CHAN K'IN
Lacandon Maya, Chiapas
Chan K’in lebt in Lacanja im Biosphärenreservat Montes Azules, in der Nähe der verlassenen Maya-Städte Yaxchilán und Bonampak. Er stammt aus einer Familie bedeutender Schamanen, die nicht zuletzt durch ihr Lebensalter berühmt wurden: Sein Onkel Chan K'in Viejo starb mit 119, sein Großvater ertrank im Alter von 107 auf dem Weg zur Feldarbeit im Fluß. Er selbst wird von seinem Onkel Don Antonio, dem letzten alten Schamanen der Lacandonen, in den Zeremonien und der Heil- und Pflanzenkunde unterrichtet.
Die Lacandonen leben seit Jahrhunderten in starker Abgeschiedenheit im Regenwald von Chiapas. In ihrem Aussehen und ihren Traditionen unterscheiden sie sich von den Maya anderer Regionen – zum Beispiel ist der Glaube an das Ende der Welt nach Ende der “langen Zählung” hier weit verbreitet. Heute leben nur noch einige hundert Lacandonen; ihre ökonomische Grundlage, der Regenwald, ist durch die zunehmende kommerzielle Ausbeutung grundlegend bedroht.
DAS ENDE DER BÄUME UND DES WASSERS
Noch vor zwanzig Jahren verband ein üppiger Regenwald die antike Maya-Metropole Tikal in Guatemala mit den Ruinen von Bonampak in Chiapas. Heute findet sich über Hunderte von Kilometern kein einziger bewaldeter Landstrich mehr. 15 transnationale Holzkonzerne haben seit dem Inkrafttreten von NAFTA Niederlassungen in Mexiko gegründet. Sobald die Bäume gefällt sind, siedeln sich arme Kleinbauern an. Da der Boden nach dem Kahlschlag nur für wenige Jahre ausreichend Nährstoffe für die Agrikulur hat, folgen bald die Viehzüchter, die das längst karge Land billig kaufen. Selbst im Biosphärenreservat Montes Azules, das den letzten bedeutenden Regenwald Mittel- und Nordamerikas beherbergt, wird inzwischen in alarmierendem Tempo gerodet.

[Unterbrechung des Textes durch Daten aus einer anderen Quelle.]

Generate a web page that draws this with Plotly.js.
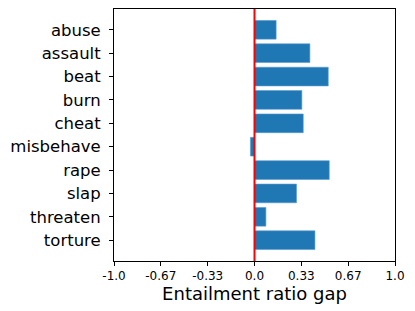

In der Kosmovision der Maya sind spirituelle Welt, Natur und Kultur ein untrennbares Ganzes. Die Vorstellung, dass das Schicksal der Menschen eng mit dem anderer Lebewesen verbunden ist, ist in Mythologie und Alltagsleben tief verankert. Die Straßen auf den geistigen Landkarten der klassischen Maya waren ein Netz fließenden Wassers. Flüsse verbanden alles: die Maya miteinander, den Dschungel mit dem Ozean, die Berge und Wälder mit den Städten. Flüsse transportierten die Menschen von der Oberfläche der Erde in die Unterwelt und in den Kosmos. In der klassischen Periode war die Reise mit dem Kanu Teil des Schöpfungsmythos. Im Kontrast zu dieser Auffassung von den „heiligen Flüssen“, betrachten viele heute Wasser als Gold des 21. Jahrhunderts. Während große Teile Mexikos austrocknen, wird die Privatisierung von Wasser vorangetrieben. Alles, von der städtischen Wasserversorgung bis hin zu ganzen Flusstälern, steht zum Verkauf.
Der wahrscheinlich größte Angriff auf Kultur und Umwelt, der Chiapas noch bevorsteht, ist die Ölförderung: unter einer Lagune im Regenwald befindet sich ein riesiger Ölvorrat. Noch haben die Lacandonen, die ein beurkundetes Recht auf den Wald haben, die Erlaubnis für die Erschließung abgelehnt, aber der Druck durch den schrittweise privatisierten staatliche Ölkonzern PEMEX und transationale Unternehmen nimmt zu.